Julie Salles Schaffer ’89 lets D+EA students flex creative muscles

Julie Salles Schaffer D+EA ’89 knows building design inside and out. The former interior design major has constructed a career in architecture on the foundation of creativity, flexibility and hard work – skills she hopes to nurture in current Cornell undergraduates through generous donations to the College of Human Ecology.

“My background in interior design is unusual for an architect,” said Salles Schaffer, who chose her Human Ecology major because – unlike pure design schools – it allowed her to flex her creative muscles while taking classes across a wide array of disciplines. “I consider the interior of a project to be as important as the exterior. The inside and the outside inform each other.”

At her firm, Salles Schaffer Architecture, Salles Schaffer and a handful of employees have been applying this marriage of function and aesthetic to a wide-range of projects in Manhattan and beyond since 2001. Her designs for interior family spaces, offices, exterior projects, her family’s Connecticut vacation home, and even furniture, have earned her steady word-of-mouth recommendations, coverage in such publications as Architecture Magazine and Vogue, as well as the Matthew W. Del Gaudio Award from the New York Society of Architects.

Salles Schaffer attributes her success not least to a core lesson she internalized as a D+EA student: “I was taught to focus on what a client is really saying, know how to record it, and work it into the design,” she explained. “For example, many kitchen renovations require some intense understanding of the way my client lives. The cabinetry guts can be a puzzle to solve just as fascinating as regarding land on a site.”

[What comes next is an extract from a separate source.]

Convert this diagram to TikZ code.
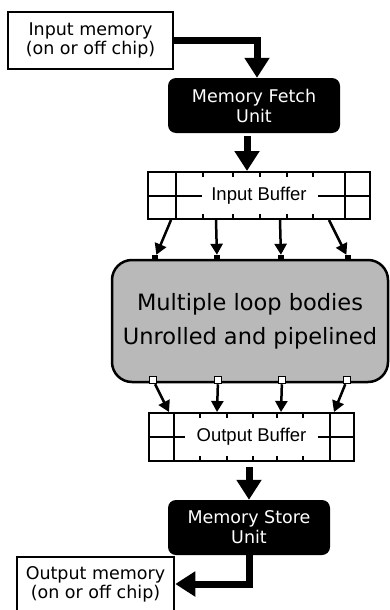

In 1996, she earned a Master’s Degree in Architecture from Columbia University’s Graduate School of Architecture, Planning and Preservation and went on to work for architect Bernard Tschumi. “I learned the importance of developing and holding on strongly to a concept in your own work,” Salles Schaffer said.

Thanks to her recent donation to the department of D+EA, several students got to experience firsthand the flexibility required to make such original ideas jibe with outside requirements.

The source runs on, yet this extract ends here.